A new poll looks at whether the challenging employment market is driving an increase in dry promotions – when a worker receives a new job title or additional responsibilities without an increase in salary – and asks what other ways employers could recognise worth.
This month, Frog Recruitment polled 970 New Zealand workers to find out if today’s challenging employment market was driving an increase in dry promotions – when a worker receives a new job title or additional responsibilities without an increase in salary.
And almost half (43%) of those surveyed said that either themselves or a colleague had been promoted without a salary increase in the last 12 months, leading to feelings of resentment (31%), demotivation (31%), and increasing the risk of staff turnover (21%).
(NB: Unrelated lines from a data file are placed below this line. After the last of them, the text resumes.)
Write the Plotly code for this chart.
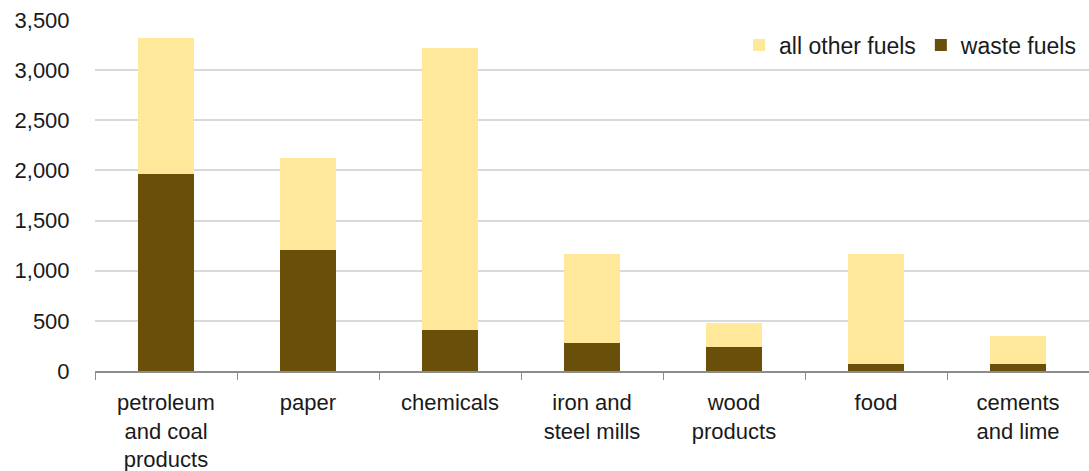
import plotly.graph_objects as go

categories = ["petroleum<br>and coal<br>products", "paper", "chemicals",
              "iron and<br>steel mills", "wood<br>products", "food", "cements<br>and lime"]
waste_fuels = [1967, 1206, 409, 276, 236, 65, 65]
all_other_fuels = [1350, 915, 2811, 890, 246, 1101, 284]
y_ticks = [0, 500, 1000, 1500, 2000, 2500, 3000, 3500]
y_tick_labels = ["0", "500", "1,000", "1,500", "2,000", "2,500", "3,000", "3,500"]

FONT = "Liberation Sans, Arial, sans-serif"
TXT = "#1a1a1a"

fig = go.Figure()
fig.add_trace(go.Bar(x=categories, y=waste_fuels, name="waste fuels",
                     marker=dict(color="#6A4F0A", line=dict(width=0))))
fig.add_trace(go.Bar(x=categories, y=all_other_fuels, name="all other fuels",
                     marker=dict(color="#FFE89A", line=dict(width=0))))

fig.update_layout(
    width=1089, height=471,
    margin=dict(l=95, r=0, t=20, b=100),
    barmode="stack", bargap=0.6,
    plot_bgcolor="white", paper_bgcolor="white",
    font=dict(family=FONT, size=22, color=TXT),
    showlegend=True,
    legend=dict(orientation="h", traceorder="reversed",
                x=0.993, xanchor="right", y=0.99, yanchor="top",
                font=dict(size=23, color=TXT), bgcolor="rgba(0,0,0,0)",
                itemwidth=30, tracegroupgap=0),
)
fig.update_xaxes(
    showline=True, linecolor="#8c8c8c", linewidth=1.5,
    ticks="outside", tickson="boundaries", ticklen=7, tickcolor="#8c8c8c",
    ticklabelstandoff=11,
    showgrid=False, tickfont=dict(size=22, color=TXT),
)
fig.update_yaxes(
    range=[0, 3500], tickvals=y_ticks, ticktext=y_tick_labels,
    showgrid=True, gridcolor="#d9d9d9", gridwidth=1.5,
    showline=False, zeroline=False,
    ticks="outside", ticklen=20, tickcolor="rgba(0,0,0,0)",
    tickfont=dict(size=22, color=TXT),
)
fig.write_html("out.html")
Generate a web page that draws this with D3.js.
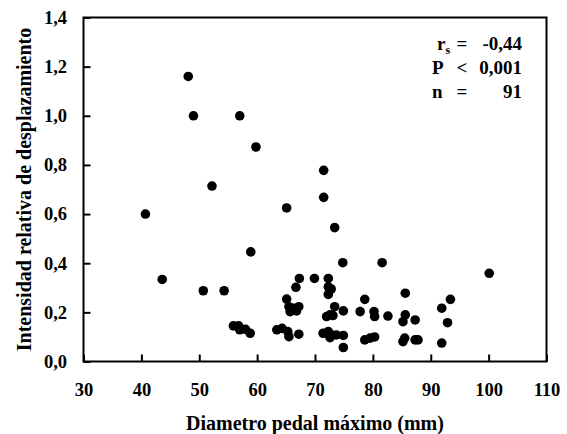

Frog says there’s no denying money matters, especially in a cost-of-living crisis, but the firm’s managing director Shannon Barlow says in a statement, that offering extra flexibility or benefits in lieu of a decent salary rise can go a long way towards easing employee dissatisfaction.
“Career progression, training and development are important to employees, but unfortunately many employers have been slow to recognise this. You may not be in a position to make pay increases this year but dry promotions could be seen as a way to start developing employees in the interim,” she says.
“Increasing someone’s responsibilities without added remuneration won’t erase the expectation for a future salary catch up…”
The firm’s survey results echo this sentiment with 42% of employees polled saying skills development would make a dry promotion worthwhile, and another 26% saying they would be happy so long as it was the pathway to a pay rise – in other words, increasing someone’s responsibilities without added remuneration won’t erase the expectation for a future salary catch up

Shannon Barlow
The company says too however, that when it comes to review time, employers should not blame the lack of increase on ‘budget constraints’ as, according to 87% of those polled, this is not a valid reason.
For businesses wanting to retain top talent, dry promotions can be a risky business, the firm says.
“It’s not ideal because it puts employers at risk of losing staff. Sure, you might be able to push back the pay rise by a few months or years, but talent will eventually leave if they don’t feel like their salary is at market level,” says Barlow.
It’s a tough for workers too – but does it warrant resignation? Right now, Barlow isn’t so sure.
“It’s a difficult position for employees in this situation. In the current market, negotiating some other kind of benefit might be the best option as it can be extremely hard to secure work. Think of it as a long-term investment in a future pay rise. Ultimately each individual needs to consider what’s right for them, but leaving the company may not always be the best bet,” she says.